Extras: The three-disc "Wocka-Wocka Value Pack" edition is filled with great bonus features, from deleted scenes and a blooper reel to behind-the-scenes featurettes and a special "Intermission" feature where the Muppets pop up to entertain you whenever you pause the movie. Another goodie: there's a free download of the movie's addictive soundtrack.
Click here to read our original review
Click here to read our interview with Bret McKenzie
Click here to read our interview with co-writer Nicholas Stoller

The Girl with the Dragon Tattoo
After years of making challenging movies that often struggle to find audiences, one can't blame David Fincher for "selling out" and adapting a global best-seller like the first chapter in Stieg Larsson's Millennium trilogy for the big screen. Despite the book's popularity and the presence of James Bond himself, Daniel Craig, in the lead role of crusading journalist Mikael Blomkvist, Fincher's film actually proved something of a slow burn at the box office, barely crossing the $100 million mark. On the other hand, the movie did make a legitimate star out of newcomer Rooney Mara though, whose strong performance as goth hacker Lisbeth Salander netted her an Oscar nomination. She's the primary reason to see what's otherwise a handsomely made, but rather routine book-on-film.
Extras: A typically exhaustive commentary track with Fincher and a number of detailed behind-the-scenes documentaries exploring every aspect of the movie's production.
Click here to read our original review
Click here to read our interview with Fincher, Mara and the rest of the cast.

Tinker Tailor Soldier Spy
We weren't as jazzed about this adaptation of John le Carré's classic novel as others seemed to be, but there's no question that its low-key tone and almost hypnotic visuals make it a welcome change from the typical noisy action movie the spy genre has become.

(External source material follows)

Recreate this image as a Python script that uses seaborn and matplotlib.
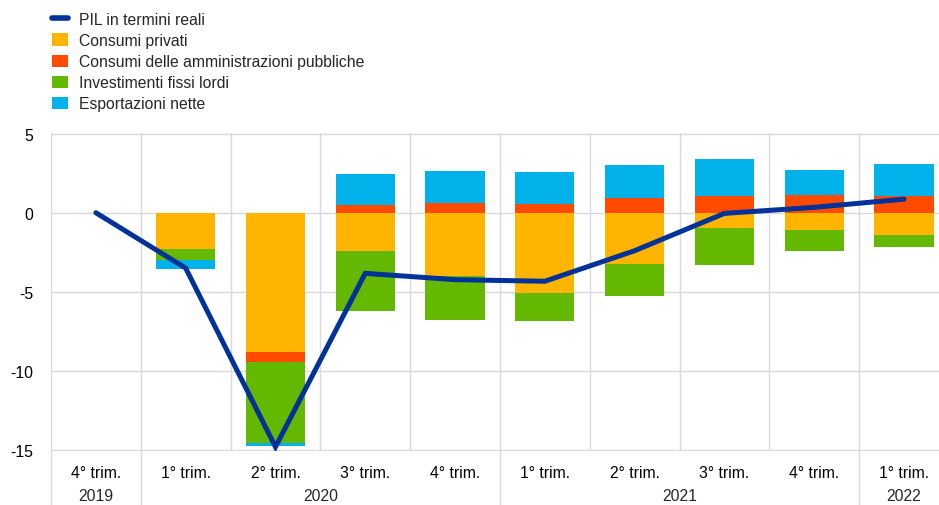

In any other year, Gary Oldman probably would have been a serious contender for the Best Actor Oscar as well for his impressively quiet and reserved turn as MI-6 spook, George Smiley, who is called out of retirement to ferret out a potential traitor hiding within Her Majesty's Secret Service. The movie ultimately didn't offer enough tonal variation to keep us hooked throughout, but if you like le Carré's general aesthetic, chances are good that you'll love this very faithful film.
Extras: Deleted scenes and interviews with the movie's cast and crew, as well as le Carré himself.
Click here to read our original review.
Click here to read our interviews with the film's cast.

The Sitter
The one-two punch of his Oscar nomination Moneyball and the success of 21 Jump Street has allowed Jonah Hill to escape unscathed from the disappointment that was The Sitter, a loose, R-rated update of Adventures in Babysitting with the Superbad star in the Elisabeth Shue role. Left alone to supervise three rambunctious kids, Hill ends up dragging them into Manhattan on his quest to get laid, a mission that inevitably winds up going sideways. Directed by David Gordon Green, The Sitter has a few funny moments, but mostly feels like potentially great opportunity wasted.
Extras: Four featurettes, deleted and extended scenes, a gag reel and an alternate ending, as well as both the theatrical and unrated cuts of the movie.
Click here to read our original review.

Also on DVD:
It's only taken a decade, but the controversial cult Japanese film Battle Royale is finally legally available on DVD in America. The three-disc Complete Collection comes with original TV trailers, behind-the-scenes footage and a press conference with the filmmakers, but no commentary track from Hunger Games author Suzanne Collins about some of the striking similarities the film shares with her books. An 80-minute dark comedy-of-manners, Roman Polanski's Carnage feels a little slight, but the exceptional cast (Kate Winslet, Jodie Foster, Christoph Waltz and John C. Reilly) makes it worth seeing. Finally, Ron Eldard plays a former roadie with the Blue Oyster Cult who has a rough coming home after twenty years on the road in the indie drama Roadie, while Russell Brand provides the voice of a reluctant Easter Bunny in the family comedy Hop.